If a senior Shih Tzu does indeed have some hearing loss, often he will not obey commands, will not respond to hand clapping or to his name and may appear startled when he suddenly sees someone who has walked into the room.
What you can do
- You'll want your Shih Tzu to have a hearing exam to find out the extent of the changes. For issues related to old age, there is little that can be done in terms of treatment. However, some simple changes at home such as flipping on light switches to announce entry into a room and using a whistle instead to gain a dog's attention can be helpful.
2) Vision loss.
Decreased vision is often part of growing older, however it is important to have this diagnosed.

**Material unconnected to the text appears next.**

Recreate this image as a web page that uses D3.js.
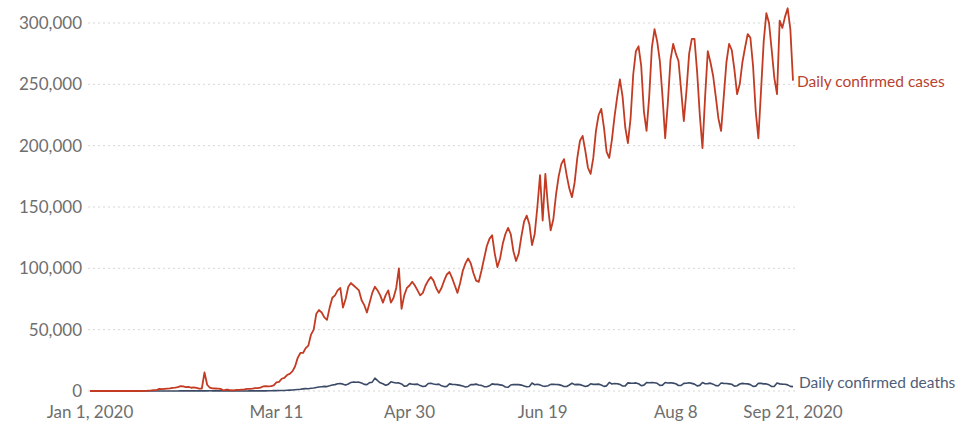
<!DOCTYPE html>
<html>
<head>
<meta charset="utf-8">
<script src="https://cdn.jsdelivr.net/npm/d3@7"></script>
<style>
  html, body { margin: 0; padding: 0; background: #fff; }
  svg { display: block; font-family: Lato, "Open Sans", sans-serif; }
</style>
</head>
<body>
<svg id="chart" width="964" height="421"></svg>
<script>
// ---- Data (daily values, one per day starting Jan 1, 2020) ----
const startDate = "2020-01-01";
const seriesNames = ["Daily confirmed cases", "Daily confirmed deaths"];
const dailyCases = [
  0,0,0,0,0,0,0,0,0,0,
  0,0,0,0,0,0,0,0,0,0,
  150,100,260,450,690,770,1770,1460,1740,1980,
  2100,2590,2830,3240,3890,3700,3160,3400,2660,3000,
  2500,2000,2050,15150,5090,2660,2100,2050,1900,1750,
  550,1000,1000,600,550,900,850,1100,1300,1800,
  1700,1900,2300,2300,2700,3700,4000,3800,4000,4600,
  7000,7500,10000,10700,13000,14000,16000,20000,27000,31000,
  31000,35000,37000,46000,50000,63000,66000,64000,60000,58000,
  68000,76000,78000,82000,84000,68000,75000,85000,88000,86000,
  84000,82000,74000,70000,64000,72000,80000,85000,82000,78000,
  72000,78000,82000,72000,76000,84000,100000,67000,78000,84000,
  86000,89000,86000,82000,78000,80000,86000,90000,93000,90000,
  84000,80000,84000,90000,95000,97000,92000,86000,80000,88000,
  98000,104000,108000,104000,96000,90000,89000,98000,108000,118000,
  124000,127000,112000,101000,108000,120000,128000,133000,128000,114000,
  106000,112000,126000,138000,143000,136000,119000,128000,150000,176000,
  139000,177000,150000,131000,140000,160000,175000,185000,189000,176000,
  165000,158000,170000,190000,204000,208000,196000,182000,177000,190000,
  212000,225000,230000,215000,195000,190000,205000,224000,240000,254000,
  240000,215000,202000,222000,258000,277000,281000,265000,228000,212000,
  240000,280000,295000,285000,269000,240000,206000,235000,270000,283000,
  275000,269000,245000,220000,245000,275000,287000,287000,260000,225000,
  198000,240000,277000,268000,257000,240000,222000,212000,240000,268000,
  283000,278000,262000,242000,250000,268000,280000,291000,288000,265000,
  228000,206000,245000,285000,308000,300000,278000,255000,242000,302000,
  296000,305000,312000,295000,253000
];
const dailyDeaths = [
  0,0,0,0,0,0,0,0,0,0,
  0,0,0,0,0,0,0,0,0,0,
  0,17,8,16,14,26,49,2,38,42,
  46,46,45,57,64,66,73,73,86,89,
  97,108,97,254,121,143,142,106,98,139,
  115,118,109,97,150,71,52,29,44,37,
  70,80,90,85,100,110,110,230,200,270,
  330,350,450,450,600,700,800,1000,1200,1400,
  1700,1900,1800,2200,2400,2800,3200,3500,3800,3600,
  4200,4900,5200,5900,6100,5600,4800,5700,7000,7400,
  7100,7200,6500,5400,5200,6800,7200,10500,8400,6700,
  5900,4700,5400,7500,7000,6500,6600,5800,4000,4200,
  6000,5500,5400,5600,4400,3600,4000,6100,6300,5700,
  5300,5600,4200,3600,3800,5800,5400,5300,5000,4600,
  4000,3300,3700,5200,5200,5600,4900,4600,3600,3500,
  4200,5800,5400,5400,5000,4600,3300,3000,4900,5300,
  5200,5200,4800,4100,3400,3700,6500,5100,5500,5000,
  4100,3800,4300,5400,5400,5300,5200,4600,3700,3700,
  4900,6300,5200,5400,5200,4500,3700,4200,5900,5400,
  5400,5600,4900,3800,4200,7000,5700,6100,5900,5400,
  4100,4200,6600,6400,6300,6600,5900,4300,4800,6800,
  6700,6800,6700,6300,4600,4800,6900,6500,6700,6400,
  5900,4500,4600,6200,6300,6700,6200,5600,4200,4600,
  6900,5900,6000,6400,5600,4400,4300,6500,6200,6100,
  5800,5500,4000,4300,5700,6200,5900,5800,5200,3800,
  4000,6300,6200,5800,5800,5000,3700,3800,6500,5800,
  5600,5500,5000,3800,3600
];
const yTicks = [0, 50000, 100000, 150000, 200000, 250000, 300000];
const xTickDates = ["2020-01-01", "2020-03-11", "2020-04-30", "2020-06-19", "2020-08-08", "2020-09-21"];
const xTickLabels = ["Jan 1, 2020", "Mar 11", "Apr 30", "Jun 19", "Aug 8", "Sep 21, 2020"];

// ---- Build ----
const parse = d3.utcParse("%Y-%m-%d");
const t0 = parse(startDate);
const toRows = arr => arr.map((v, i) => ({ date: d3.utcDay.offset(t0, i), value: v }));
const casesRows = toRows(dailyCases);
const deathsRows = toRows(dailyDeaths);

const svg = d3.select("#chart");
const x = d3.scaleUtc()
  .domain([t0, parse("2020-09-21")])
  .range([90, 793]);
const y = d3.scaleLinear()
  .domain([0, 300000])
  .range([391, 23]);

// Grid lines
svg.append("g")
  .selectAll("line")
  .data(yTicks)
  .join("line")
  .attr("x1", 88).attr("x2", 795)
  .attr("y1", d => y(d)).attr("y2", d => y(d))
  .attr("stroke", "#d6d6d6")
  .attr("stroke-width", 1)
  .attr("stroke-dasharray", "2,3");

// Y axis labels
svg.append("g")
  .selectAll("text")
  .data(yTicks)
  .join("text")
  .attr("x", 82)
  .attr("y", d => y(d))
  .attr("dy", "0.35em")
  .attr("text-anchor", "end")
  .attr("fill", "#6e6e6e")
  .attr("font-size", 17)
  .text(d => d3.format(",")(d));

// X axis labels
svg.append("g")
  .selectAll("text")
  .data(xTickDates.map((d, i) => ({ date: parse(d), label: xTickLabels[i] })))
  .join("text")
  .attr("x", d => x(d.date))
  .attr("y", 418)
  .attr("text-anchor", "middle")
  .attr("fill", "#6e6e6e")
  .attr("font-size", 17)
  .text(d => d.label);

const line = d3.line()
  .x(d => x(d.date))
  .y(d => y(d.value));

// Deaths line
svg.append("path")
  .datum(deathsRows)
  .attr("fill", "none")
  .attr("stroke", "#3b4a66")
  .attr("stroke-width", 1.6)
  .attr("stroke-linejoin", "round")
  .attr("d", line);

// Cases line
svg.append("path")
  .datum(casesRows)
  .attr("fill", "none")
  .attr("stroke", "#c23b22")
  .attr("stroke-width", 1.8)
  .attr("stroke-linejoin", "round")
  .attr("d", line);

// Series labels
const lastCases = casesRows[casesRows.length - 1];
const lastDeaths = deathsRows[deathsRows.length - 1];
svg.append("text")
  .attr("x", 797)
  .attr("y", y(lastCases.value) + 1)
  .attr("dy", "0.35em")
  .attr("fill", "#b8422e")
  .attr("font-size", 15.5)
  .text(seriesNames[0]);
svg.append("text")
  .attr("x", 799)
  .attr("y", y(lastDeaths.value) - 4)
  .attr("dy", "0.35em")
  .attr("fill", "#4f5d78")
  .attr("font-size", 15.5)
  .text(seriesNames[1]);
</script>
</body>
</html>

This can be due to glaucoma, cataracts or other issues. Depending on the cause, treatment may be able to save a dog's sight and in some cases only quick intervention will do so. Signs of decreased vision with senior dogs includes: bumping into household objects, possibly appearing disorientated and having trouble finding belongings such as toys and food & water bowls
What you can do
- Aside from having this confirmed, diagnosed and treated by the vet, there are changes you can make at home to help a partially blind dog feel more at ease. Do not rearrange furniture, puppy-proof the house on a daily basis, gate off any dangerous areas such as staircases, stick with familiar walking routes and when approaching your Shih Tzu do this from the side and at his level.
3) Decreased tolerance for exercise
- Due to decreased lung capacity, heart function and mobility, senior Shih Tzu will have a gradual slowing down in regard to duration and pace in regard to walks. If you typically take your adult for 2 mile walks, this will often decrease to 1 and 1/2 and then 1 over the course of a several years.